Poma hit .430 and set school records with 102 hits and 32 doubles this season. He had 49 stolen bases in two seasons with the Pride. A first-team All-American, the 6-1, 210-pound Poma transformed Hofstra and propelled the Pride to a school- record 34 victories.

And all the while, the Diamondbacks were watching.

"Some guys just give you the sense internally that the game just comes easily to them," Donovan said. "He has a dire want to just get a chance to prove himself. Danny Poma has a chance to create his own legacy. We are giving him an opportunity to do that. If we didn't think he could play there, we wouldn't have drafted him as high as we did. We wouldn't have put a uniform on his back."

Poma attended a pre-draft workout in Scottsdale, Ariz. "He did nothing but impress in front of our ownership, general manager and scouting director,'' Donovan said, "and that's why he got taken."

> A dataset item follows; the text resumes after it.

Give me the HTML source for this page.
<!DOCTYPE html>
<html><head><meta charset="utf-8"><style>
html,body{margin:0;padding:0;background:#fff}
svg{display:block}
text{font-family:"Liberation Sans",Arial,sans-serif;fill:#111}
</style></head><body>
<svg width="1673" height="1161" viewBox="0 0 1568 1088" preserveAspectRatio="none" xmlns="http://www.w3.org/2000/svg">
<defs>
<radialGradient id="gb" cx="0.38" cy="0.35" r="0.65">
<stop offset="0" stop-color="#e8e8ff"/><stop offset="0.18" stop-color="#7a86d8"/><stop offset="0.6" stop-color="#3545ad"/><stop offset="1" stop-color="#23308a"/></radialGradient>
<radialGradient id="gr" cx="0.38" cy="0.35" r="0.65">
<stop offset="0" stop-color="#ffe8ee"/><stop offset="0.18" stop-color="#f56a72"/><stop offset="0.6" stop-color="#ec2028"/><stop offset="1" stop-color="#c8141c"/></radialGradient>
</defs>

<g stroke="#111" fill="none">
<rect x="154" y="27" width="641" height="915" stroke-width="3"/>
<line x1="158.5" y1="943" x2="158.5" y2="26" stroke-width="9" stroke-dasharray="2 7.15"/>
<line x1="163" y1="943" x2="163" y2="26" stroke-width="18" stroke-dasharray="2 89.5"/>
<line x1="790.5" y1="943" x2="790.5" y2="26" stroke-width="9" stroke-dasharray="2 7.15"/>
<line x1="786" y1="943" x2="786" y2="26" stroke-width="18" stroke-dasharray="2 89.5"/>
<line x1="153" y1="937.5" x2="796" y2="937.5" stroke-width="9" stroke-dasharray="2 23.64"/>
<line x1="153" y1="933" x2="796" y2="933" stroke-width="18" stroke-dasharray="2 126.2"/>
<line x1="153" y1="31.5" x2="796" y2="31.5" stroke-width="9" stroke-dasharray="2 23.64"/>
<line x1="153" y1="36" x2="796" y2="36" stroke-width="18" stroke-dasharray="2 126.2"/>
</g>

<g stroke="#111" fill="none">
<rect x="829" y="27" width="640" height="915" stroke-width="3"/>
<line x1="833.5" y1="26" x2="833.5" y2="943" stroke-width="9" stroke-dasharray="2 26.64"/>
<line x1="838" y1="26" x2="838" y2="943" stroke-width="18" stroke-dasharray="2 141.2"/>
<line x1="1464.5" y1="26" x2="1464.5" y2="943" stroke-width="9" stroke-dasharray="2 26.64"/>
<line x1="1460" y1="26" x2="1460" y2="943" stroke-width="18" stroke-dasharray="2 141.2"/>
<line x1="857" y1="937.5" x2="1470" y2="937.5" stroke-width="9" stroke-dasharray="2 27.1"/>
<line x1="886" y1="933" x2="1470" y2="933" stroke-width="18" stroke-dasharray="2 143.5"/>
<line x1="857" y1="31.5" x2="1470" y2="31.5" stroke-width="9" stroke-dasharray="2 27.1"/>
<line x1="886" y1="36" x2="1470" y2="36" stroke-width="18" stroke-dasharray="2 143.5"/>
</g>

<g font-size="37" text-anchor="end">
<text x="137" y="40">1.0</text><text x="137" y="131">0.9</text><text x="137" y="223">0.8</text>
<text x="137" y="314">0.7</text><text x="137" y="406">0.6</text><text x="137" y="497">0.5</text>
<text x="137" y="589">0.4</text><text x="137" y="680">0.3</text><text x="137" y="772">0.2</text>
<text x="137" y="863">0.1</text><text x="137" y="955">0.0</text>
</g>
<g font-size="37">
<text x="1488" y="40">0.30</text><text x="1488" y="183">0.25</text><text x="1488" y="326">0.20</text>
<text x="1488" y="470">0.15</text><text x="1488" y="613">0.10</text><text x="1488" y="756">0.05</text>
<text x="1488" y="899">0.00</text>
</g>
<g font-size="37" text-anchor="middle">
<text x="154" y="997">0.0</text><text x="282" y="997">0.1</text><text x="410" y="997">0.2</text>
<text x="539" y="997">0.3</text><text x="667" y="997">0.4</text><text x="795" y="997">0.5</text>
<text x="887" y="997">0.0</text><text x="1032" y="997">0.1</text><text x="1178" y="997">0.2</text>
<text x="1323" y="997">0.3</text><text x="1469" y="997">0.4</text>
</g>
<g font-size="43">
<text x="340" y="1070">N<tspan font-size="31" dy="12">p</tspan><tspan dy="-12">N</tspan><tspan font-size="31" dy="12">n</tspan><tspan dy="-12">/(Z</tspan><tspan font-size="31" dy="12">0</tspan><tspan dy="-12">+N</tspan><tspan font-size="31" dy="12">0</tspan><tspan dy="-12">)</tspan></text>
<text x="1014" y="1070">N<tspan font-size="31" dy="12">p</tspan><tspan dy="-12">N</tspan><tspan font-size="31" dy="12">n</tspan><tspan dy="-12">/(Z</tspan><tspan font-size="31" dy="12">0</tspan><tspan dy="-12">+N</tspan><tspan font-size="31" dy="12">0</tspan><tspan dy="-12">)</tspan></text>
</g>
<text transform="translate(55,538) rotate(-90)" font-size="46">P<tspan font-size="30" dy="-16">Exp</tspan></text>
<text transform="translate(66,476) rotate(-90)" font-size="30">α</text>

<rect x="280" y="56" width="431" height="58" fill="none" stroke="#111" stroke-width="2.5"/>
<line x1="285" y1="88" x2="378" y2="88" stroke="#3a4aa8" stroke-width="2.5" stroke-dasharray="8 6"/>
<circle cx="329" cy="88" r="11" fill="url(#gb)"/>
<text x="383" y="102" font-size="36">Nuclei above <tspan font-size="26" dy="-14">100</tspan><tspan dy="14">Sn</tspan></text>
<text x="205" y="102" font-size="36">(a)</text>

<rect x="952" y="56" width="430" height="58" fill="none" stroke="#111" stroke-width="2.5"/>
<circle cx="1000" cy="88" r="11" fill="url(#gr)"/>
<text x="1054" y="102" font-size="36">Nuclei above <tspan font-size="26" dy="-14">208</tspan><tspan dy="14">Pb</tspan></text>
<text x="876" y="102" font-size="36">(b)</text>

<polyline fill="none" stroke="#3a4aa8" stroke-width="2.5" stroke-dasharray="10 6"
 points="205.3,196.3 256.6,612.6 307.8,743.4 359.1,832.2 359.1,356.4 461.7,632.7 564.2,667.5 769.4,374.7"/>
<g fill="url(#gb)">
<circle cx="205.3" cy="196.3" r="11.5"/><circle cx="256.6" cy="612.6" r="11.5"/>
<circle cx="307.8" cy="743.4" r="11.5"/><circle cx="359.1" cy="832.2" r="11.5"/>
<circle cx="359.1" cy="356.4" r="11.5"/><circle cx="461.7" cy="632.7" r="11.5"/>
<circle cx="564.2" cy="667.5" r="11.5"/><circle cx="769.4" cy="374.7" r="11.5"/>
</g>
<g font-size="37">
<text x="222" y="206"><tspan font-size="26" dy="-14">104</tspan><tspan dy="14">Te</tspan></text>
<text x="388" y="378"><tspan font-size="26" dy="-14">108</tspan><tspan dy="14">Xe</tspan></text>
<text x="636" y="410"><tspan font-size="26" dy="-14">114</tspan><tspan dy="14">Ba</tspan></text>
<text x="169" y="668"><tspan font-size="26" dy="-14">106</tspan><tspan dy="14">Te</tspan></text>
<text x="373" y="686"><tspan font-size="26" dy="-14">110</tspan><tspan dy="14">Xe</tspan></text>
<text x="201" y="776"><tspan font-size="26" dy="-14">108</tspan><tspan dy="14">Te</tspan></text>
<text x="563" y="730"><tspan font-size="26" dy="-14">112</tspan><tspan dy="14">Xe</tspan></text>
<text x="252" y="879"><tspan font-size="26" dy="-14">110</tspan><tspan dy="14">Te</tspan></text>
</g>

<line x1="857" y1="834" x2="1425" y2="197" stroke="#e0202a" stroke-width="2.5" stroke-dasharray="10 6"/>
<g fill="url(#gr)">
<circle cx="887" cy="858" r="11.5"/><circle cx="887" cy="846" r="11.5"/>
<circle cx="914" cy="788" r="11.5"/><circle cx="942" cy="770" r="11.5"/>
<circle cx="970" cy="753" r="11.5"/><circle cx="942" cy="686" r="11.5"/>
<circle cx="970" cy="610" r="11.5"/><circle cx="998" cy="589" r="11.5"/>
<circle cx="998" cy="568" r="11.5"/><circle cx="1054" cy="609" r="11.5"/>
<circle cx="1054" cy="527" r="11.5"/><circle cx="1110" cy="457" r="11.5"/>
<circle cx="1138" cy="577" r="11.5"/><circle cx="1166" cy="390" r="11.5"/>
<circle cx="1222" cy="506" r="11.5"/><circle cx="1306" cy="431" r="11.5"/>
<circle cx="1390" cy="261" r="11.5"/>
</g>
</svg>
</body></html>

Poma, who is in Scottsdale awaiting assignment, intends to make the most of his opportunity. "I always know there's more to do and I'm never going to be satisfied,'' he said. "I always know there's room to improve and be better. This is just the beginning. I know I have a lot of work ahead of me . . . I have to beat a lot more guys out and prove myself every single day.

"I only have one focus, baseball. Every single day will be baseball, baseball, baseball. I'm really excited to see what happens."